- WORK INSTRUCTIONS
Reproduce all the lines exactly as they stand, apart from the pictures.

- SOURCE MATERIAL

┄┄┄┄┄┄

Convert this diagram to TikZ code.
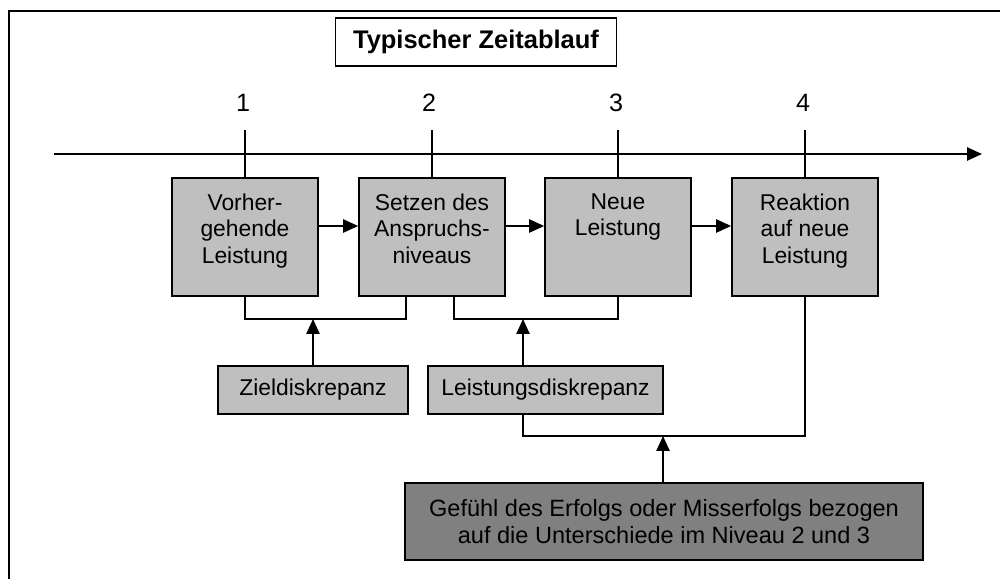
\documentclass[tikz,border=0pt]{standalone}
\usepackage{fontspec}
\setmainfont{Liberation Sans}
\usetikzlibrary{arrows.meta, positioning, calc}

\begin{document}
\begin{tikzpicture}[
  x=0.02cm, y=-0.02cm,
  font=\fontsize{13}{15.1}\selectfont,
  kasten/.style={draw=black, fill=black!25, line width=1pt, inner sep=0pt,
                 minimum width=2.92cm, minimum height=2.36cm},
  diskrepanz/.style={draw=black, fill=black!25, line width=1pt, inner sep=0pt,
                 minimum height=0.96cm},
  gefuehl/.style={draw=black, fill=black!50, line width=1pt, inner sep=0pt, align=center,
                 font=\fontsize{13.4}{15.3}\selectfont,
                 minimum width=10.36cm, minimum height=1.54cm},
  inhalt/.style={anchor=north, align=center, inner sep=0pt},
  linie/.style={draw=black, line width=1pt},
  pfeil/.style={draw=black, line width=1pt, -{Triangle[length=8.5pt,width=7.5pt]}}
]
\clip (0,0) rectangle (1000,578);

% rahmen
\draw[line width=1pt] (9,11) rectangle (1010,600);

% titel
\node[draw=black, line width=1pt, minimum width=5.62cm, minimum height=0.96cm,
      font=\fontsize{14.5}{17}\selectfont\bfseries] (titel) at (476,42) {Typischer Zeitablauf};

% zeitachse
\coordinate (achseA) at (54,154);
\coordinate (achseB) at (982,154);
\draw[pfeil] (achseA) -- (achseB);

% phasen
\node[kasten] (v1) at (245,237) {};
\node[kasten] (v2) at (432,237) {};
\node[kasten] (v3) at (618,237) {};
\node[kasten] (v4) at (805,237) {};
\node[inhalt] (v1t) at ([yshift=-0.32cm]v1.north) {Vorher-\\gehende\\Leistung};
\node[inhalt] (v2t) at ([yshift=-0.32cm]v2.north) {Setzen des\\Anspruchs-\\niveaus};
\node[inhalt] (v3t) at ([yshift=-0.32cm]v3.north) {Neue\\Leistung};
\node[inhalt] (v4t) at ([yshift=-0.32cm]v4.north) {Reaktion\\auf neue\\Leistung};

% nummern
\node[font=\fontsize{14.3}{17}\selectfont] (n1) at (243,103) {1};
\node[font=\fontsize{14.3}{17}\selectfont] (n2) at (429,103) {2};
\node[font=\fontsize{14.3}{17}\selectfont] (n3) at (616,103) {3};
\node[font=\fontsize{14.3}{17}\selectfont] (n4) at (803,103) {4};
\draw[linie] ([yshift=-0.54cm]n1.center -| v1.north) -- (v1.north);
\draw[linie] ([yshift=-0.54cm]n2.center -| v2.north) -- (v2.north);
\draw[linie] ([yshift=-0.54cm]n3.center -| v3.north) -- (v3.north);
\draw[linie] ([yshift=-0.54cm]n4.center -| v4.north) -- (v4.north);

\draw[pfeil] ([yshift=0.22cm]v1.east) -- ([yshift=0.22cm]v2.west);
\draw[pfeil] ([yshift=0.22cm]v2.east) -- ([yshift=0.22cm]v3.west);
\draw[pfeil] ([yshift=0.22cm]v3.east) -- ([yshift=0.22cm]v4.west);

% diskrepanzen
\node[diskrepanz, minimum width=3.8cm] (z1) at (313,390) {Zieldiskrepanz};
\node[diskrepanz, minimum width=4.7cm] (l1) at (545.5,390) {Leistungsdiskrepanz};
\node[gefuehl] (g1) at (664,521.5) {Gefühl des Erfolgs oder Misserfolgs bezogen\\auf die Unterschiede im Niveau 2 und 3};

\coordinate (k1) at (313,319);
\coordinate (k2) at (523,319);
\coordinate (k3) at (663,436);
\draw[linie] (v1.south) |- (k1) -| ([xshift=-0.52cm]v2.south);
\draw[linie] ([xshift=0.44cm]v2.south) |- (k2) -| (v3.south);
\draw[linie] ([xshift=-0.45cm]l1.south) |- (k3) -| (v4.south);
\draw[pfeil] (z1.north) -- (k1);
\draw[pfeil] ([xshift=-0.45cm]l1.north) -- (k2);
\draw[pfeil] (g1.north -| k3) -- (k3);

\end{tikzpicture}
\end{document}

┄┄┄┄┄┄

- CORRECT RESULT
Convert this diagram to TikZ code.
\documentclass[tikz,border=0pt]{standalone}
\usepackage{fontspec}
\setmainfont{Liberation Sans}
\usetikzlibrary{arrows.meta, positioning, calc}

\begin{document}
\begin{tikzpicture}[
  x=0.02cm, y=-0.02cm,
  font=\fontsize{13}{15.1}\selectfont,
  kasten/.style={draw=black, fill=black!25, line width=1pt, inner sep=0pt,
                 minimum width=2.92cm, minimum height=2.36cm},
  diskrepanz/.style={draw=black, fill=black!25, line width=1pt, inner sep=0pt,
                 minimum height=0.96cm},
  gefuehl/.style={draw=black, fill=black!50, line width=1pt, inner sep=0pt, align=center,
                 font=\fontsize{13.4}{15.3}\selectfont,
                 minimum width=10.36cm, minimum height=1.54cm},
  inhalt/.style={anchor=north, align=center, inner sep=0pt},
  linie/.style={draw=black, line width=1pt},
  pfeil/.style={draw=black, line width=1pt, -{Triangle[length=8.5pt,width=7.5pt]}}
]
\clip (0,0) rectangle (1000,578);

% rahmen
\draw[line width=1pt] (9,11) rectangle (1010,600);

% titel
\node[draw=black, line width=1pt, minimum width=5.62cm, minimum height=0.96cm,
      font=\fontsize{14.5}{17}\selectfont\bfseries] (titel) at (476,42) {Typischer Zeitablauf};

% zeitachse
\coordinate (achseA) at (54,154);
\coordinate (achseB) at (982,154);
\draw[pfeil] (achseA) -- (achseB);

% phasen
\node[kasten] (v1) at (245,237) {};
\node[kasten] (v2) at (432,237) {};
\node[kasten] (v3) at (618,237) {};
\node[kasten] (v4) at (805,237) {};
\node[inhalt] (v1t) at ([yshift=-0.32cm]v1.north) {Vorher-\\gehende\\Leistung};
\node[inhalt] (v2t) at ([yshift=-0.32cm]v2.north) {Setzen des\\Anspruchs-\\niveaus};
\node[inhalt] (v3t) at ([yshift=-0.32cm]v3.north) {Neue\\Leistung};
\node[inhalt] (v4t) at ([yshift=-0.32cm]v4.north) {Reaktion\\auf neue\\Leistung};

% nummern
\node[font=\fontsize{14.3}{17}\selectfont] (n1) at (243,103) {1};
\node[font=\fontsize{14.3}{17}\selectfont] (n2) at (429,103) {2};
\node[font=\fontsize{14.3}{17}\selectfont] (n3) at (616,103) {3};
\node[font=\fontsize{14.3}{17}\selectfont] (n4) at (803,103) {4};
\draw[linie] ([yshift=-0.54cm]n1.center -| v1.north) -- (v1.north);
\draw[linie] ([yshift=-0.54cm]n2.center -| v2.north) -- (v2.north);
\draw[linie] ([yshift=-0.54cm]n3.center -| v3.north) -- (v3.north);
\draw[linie] ([yshift=-0.54cm]n4.center -| v4.north) -- (v4.north);

\draw[pfeil] ([yshift=0.22cm]v1.east) -- ([yshift=0.22cm]v2.west);
\draw[pfeil] ([yshift=0.22cm]v2.east) -- ([yshift=0.22cm]v3.west);
\draw[pfeil] ([yshift=0.22cm]v3.east) -- ([yshift=0.22cm]v4.west);

% diskrepanzen
\node[diskrepanz, minimum width=3.8cm] (z1) at (313,390) {Zieldiskrepanz};
\node[diskrepanz, minimum width=4.7cm] (l1) at (545.5,390) {Leistungsdiskrepanz};
\node[gefuehl] (g1) at (664,521.5) {Gefühl des Erfolgs oder Misserfolgs bezogen\\auf die Unterschiede im Niveau 2 und 3};

\coordinate (k1) at (313,319);
\coordinate (k2) at (523,319);
\coordinate (k3) at (663,436);
\draw[linie] (v1.south) |- (k1) -| ([xshift=-0.52cm]v2.south);
\draw[linie] ([xshift=0.44cm]v2.south) |- (k2) -| (v3.south);
\draw[linie] ([xshift=-0.45cm]l1.south) |- (k3) -| (v4.south);
\draw[pfeil] (z1.north) -- (k1);
\draw[pfeil] ([xshift=-0.45cm]l1.north) -- (k2);
\draw[pfeil] (g1.north -| k3) -- (k3);

\end{tikzpicture}
\end{document}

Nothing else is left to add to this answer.